<<<<

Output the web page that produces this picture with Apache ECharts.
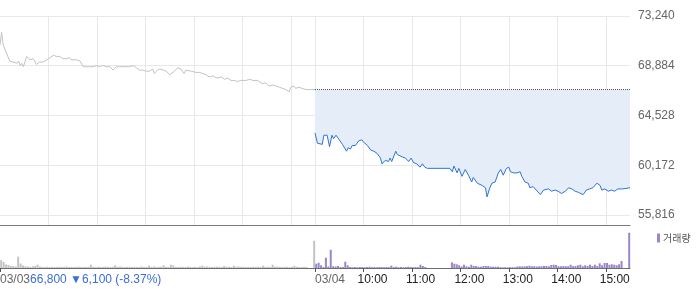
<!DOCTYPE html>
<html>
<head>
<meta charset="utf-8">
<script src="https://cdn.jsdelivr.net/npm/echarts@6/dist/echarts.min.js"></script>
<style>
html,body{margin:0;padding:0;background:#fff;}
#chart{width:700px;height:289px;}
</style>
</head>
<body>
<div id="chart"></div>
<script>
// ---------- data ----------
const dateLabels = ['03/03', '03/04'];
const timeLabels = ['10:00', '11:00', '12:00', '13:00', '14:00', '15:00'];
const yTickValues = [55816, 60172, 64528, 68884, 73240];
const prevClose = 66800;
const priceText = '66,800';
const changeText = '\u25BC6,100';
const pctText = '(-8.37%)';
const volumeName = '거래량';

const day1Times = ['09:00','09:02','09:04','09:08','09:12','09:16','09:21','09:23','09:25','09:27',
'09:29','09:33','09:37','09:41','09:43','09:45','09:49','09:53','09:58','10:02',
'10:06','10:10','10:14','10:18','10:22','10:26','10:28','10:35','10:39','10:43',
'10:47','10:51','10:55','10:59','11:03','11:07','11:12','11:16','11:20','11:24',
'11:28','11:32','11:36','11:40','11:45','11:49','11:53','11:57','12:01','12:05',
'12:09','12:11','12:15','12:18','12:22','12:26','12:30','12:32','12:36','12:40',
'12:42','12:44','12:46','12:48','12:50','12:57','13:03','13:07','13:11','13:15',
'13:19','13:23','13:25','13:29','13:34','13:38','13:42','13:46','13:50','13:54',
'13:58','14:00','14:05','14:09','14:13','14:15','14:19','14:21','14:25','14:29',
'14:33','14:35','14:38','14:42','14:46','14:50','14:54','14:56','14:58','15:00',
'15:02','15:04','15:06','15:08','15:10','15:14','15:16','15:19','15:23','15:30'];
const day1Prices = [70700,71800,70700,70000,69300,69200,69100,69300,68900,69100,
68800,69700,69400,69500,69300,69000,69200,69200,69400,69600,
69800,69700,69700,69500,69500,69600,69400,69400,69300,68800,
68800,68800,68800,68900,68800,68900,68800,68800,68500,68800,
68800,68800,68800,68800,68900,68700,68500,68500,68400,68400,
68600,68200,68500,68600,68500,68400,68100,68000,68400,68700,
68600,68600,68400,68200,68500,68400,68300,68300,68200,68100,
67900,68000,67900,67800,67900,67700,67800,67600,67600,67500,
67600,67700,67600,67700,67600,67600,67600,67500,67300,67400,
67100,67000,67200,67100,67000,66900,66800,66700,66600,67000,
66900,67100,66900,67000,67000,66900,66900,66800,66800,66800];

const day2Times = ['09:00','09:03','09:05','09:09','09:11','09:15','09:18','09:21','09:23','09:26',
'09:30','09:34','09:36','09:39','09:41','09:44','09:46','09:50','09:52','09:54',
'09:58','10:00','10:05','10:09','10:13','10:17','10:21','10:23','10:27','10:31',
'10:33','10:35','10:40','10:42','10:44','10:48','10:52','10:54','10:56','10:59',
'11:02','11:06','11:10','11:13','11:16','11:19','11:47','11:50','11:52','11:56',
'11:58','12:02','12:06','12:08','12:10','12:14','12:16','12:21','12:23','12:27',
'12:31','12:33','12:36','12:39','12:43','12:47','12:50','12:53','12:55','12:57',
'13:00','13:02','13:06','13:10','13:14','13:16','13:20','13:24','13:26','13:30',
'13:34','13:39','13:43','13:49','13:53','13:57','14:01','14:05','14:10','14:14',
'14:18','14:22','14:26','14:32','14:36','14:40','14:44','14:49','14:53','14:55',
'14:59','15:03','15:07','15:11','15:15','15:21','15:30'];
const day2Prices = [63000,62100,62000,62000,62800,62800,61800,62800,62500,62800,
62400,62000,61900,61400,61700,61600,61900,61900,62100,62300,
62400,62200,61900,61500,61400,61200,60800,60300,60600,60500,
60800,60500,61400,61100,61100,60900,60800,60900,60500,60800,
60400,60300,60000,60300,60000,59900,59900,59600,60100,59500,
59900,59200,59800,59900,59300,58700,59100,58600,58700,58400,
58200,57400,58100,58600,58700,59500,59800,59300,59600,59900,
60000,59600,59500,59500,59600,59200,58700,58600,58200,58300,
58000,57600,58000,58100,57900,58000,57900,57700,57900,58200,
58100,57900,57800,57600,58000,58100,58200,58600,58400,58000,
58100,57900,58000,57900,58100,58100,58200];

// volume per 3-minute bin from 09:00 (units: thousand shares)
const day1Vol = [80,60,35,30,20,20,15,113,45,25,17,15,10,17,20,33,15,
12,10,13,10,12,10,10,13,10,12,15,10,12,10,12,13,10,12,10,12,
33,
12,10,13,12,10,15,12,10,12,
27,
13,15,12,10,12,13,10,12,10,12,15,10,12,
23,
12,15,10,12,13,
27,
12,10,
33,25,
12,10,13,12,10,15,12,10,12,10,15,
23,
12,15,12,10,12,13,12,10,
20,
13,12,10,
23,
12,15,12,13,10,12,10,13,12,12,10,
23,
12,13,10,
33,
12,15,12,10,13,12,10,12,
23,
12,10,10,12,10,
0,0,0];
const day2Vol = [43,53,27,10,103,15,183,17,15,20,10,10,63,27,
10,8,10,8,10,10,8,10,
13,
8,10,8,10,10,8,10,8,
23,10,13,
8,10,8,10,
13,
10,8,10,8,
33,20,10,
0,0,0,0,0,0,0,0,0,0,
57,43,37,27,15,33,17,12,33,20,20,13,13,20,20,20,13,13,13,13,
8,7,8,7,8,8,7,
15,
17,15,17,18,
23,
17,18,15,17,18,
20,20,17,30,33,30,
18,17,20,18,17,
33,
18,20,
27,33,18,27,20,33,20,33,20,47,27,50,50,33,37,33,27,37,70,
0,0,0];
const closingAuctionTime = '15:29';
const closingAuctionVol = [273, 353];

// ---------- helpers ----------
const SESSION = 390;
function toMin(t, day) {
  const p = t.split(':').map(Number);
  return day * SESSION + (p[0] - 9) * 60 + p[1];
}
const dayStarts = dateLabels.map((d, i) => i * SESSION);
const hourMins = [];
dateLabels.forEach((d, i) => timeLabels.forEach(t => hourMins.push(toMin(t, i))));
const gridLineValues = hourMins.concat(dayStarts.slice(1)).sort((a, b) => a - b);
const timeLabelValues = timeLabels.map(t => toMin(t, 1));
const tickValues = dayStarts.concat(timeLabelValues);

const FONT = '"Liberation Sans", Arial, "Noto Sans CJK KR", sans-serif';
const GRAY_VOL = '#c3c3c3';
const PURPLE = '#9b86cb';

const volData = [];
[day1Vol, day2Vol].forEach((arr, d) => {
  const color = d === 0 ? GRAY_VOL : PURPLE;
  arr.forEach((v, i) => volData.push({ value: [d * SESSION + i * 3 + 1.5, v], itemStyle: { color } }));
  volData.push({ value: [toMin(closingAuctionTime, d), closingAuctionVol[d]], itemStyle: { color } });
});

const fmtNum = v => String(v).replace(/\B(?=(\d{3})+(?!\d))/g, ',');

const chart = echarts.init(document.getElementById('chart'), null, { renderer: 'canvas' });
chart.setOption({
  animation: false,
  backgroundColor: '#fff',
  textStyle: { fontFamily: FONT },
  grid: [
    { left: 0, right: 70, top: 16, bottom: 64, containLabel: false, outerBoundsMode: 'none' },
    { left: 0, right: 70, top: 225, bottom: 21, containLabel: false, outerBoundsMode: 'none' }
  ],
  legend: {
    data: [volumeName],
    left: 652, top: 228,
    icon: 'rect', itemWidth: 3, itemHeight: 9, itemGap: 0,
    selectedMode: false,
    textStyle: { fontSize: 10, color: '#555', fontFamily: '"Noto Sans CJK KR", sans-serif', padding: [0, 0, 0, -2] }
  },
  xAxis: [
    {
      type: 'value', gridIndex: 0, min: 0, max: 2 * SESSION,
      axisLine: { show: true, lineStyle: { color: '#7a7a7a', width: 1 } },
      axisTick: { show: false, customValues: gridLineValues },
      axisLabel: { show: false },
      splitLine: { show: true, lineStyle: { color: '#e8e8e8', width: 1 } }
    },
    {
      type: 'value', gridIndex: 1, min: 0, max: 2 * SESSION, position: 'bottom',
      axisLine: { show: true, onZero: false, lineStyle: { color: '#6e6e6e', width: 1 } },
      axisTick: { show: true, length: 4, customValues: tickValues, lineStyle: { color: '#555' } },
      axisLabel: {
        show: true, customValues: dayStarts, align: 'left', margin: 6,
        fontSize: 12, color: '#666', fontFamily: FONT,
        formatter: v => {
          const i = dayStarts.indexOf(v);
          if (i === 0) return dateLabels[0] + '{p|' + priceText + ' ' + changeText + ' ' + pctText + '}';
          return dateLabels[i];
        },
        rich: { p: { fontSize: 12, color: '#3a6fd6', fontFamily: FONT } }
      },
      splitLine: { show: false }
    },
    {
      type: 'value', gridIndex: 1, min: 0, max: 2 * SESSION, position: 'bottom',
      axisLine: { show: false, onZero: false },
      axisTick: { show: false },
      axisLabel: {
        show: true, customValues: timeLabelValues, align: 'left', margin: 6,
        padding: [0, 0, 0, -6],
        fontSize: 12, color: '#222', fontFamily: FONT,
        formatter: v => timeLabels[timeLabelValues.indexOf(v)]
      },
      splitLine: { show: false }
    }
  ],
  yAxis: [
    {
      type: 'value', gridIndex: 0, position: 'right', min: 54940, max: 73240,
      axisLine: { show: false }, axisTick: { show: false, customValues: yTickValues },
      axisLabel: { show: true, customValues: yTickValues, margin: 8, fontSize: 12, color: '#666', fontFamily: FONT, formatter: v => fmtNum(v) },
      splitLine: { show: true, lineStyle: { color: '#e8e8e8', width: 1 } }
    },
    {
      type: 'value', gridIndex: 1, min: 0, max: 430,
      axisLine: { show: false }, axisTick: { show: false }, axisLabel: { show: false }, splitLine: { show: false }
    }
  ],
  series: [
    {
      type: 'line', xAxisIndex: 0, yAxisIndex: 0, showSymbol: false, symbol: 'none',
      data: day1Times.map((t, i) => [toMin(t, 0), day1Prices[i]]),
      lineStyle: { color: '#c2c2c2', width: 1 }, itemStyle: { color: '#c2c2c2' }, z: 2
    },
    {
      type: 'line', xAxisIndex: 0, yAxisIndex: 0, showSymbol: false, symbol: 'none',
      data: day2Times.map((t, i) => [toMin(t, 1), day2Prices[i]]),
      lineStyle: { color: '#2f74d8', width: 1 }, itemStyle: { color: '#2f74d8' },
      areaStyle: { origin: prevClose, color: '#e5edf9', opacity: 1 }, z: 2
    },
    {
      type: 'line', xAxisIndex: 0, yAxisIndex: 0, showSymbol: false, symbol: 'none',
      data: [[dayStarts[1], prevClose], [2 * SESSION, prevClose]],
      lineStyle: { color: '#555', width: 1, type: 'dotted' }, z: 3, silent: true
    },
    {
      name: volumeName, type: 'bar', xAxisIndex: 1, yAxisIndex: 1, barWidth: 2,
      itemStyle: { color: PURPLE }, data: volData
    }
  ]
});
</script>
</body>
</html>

>>>>
<<<<

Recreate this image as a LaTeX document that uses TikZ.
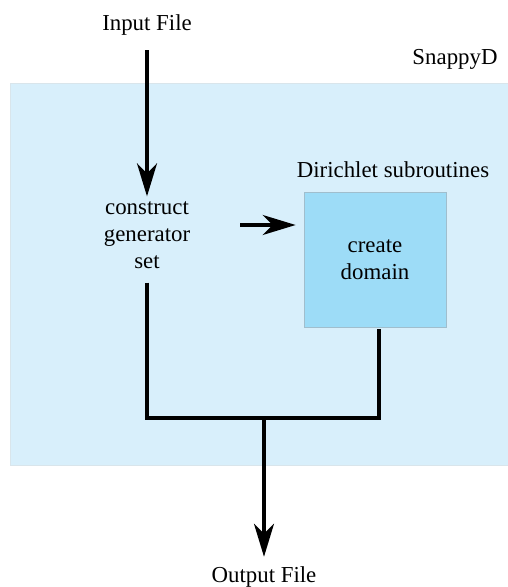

>>>>

From the records above, give again only the part that opens with the line containing "Output the web" and closes with the line containing "const volumeName = '거래량';". Keep both ends but drop the pictures.

Exercise response:
Output the web page that produces this picture with Apache ECharts.
<!DOCTYPE html>
<html>
<head>
<meta charset="utf-8">
<script src="https://cdn.jsdelivr.net/npm/echarts@6/dist/echarts.min.js"></script>
<style>
html,body{margin:0;padding:0;background:#fff;}
#chart{width:700px;height:289px;}
</style>
</head>
<body>
<div id="chart"></div>
<script>
// ---------- data ----------
const dateLabels = ['03/03', '03/04'];
const timeLabels = ['10:00', '11:00', '12:00', '13:00', '14:00', '15:00'];
const yTickValues = [55816, 60172, 64528, 68884, 73240];
const prevClose = 66800;
const priceText = '66,800';
const changeText = '\u25BC6,100';
const pctText = '(-8.37%)';
const volumeName = '거래량';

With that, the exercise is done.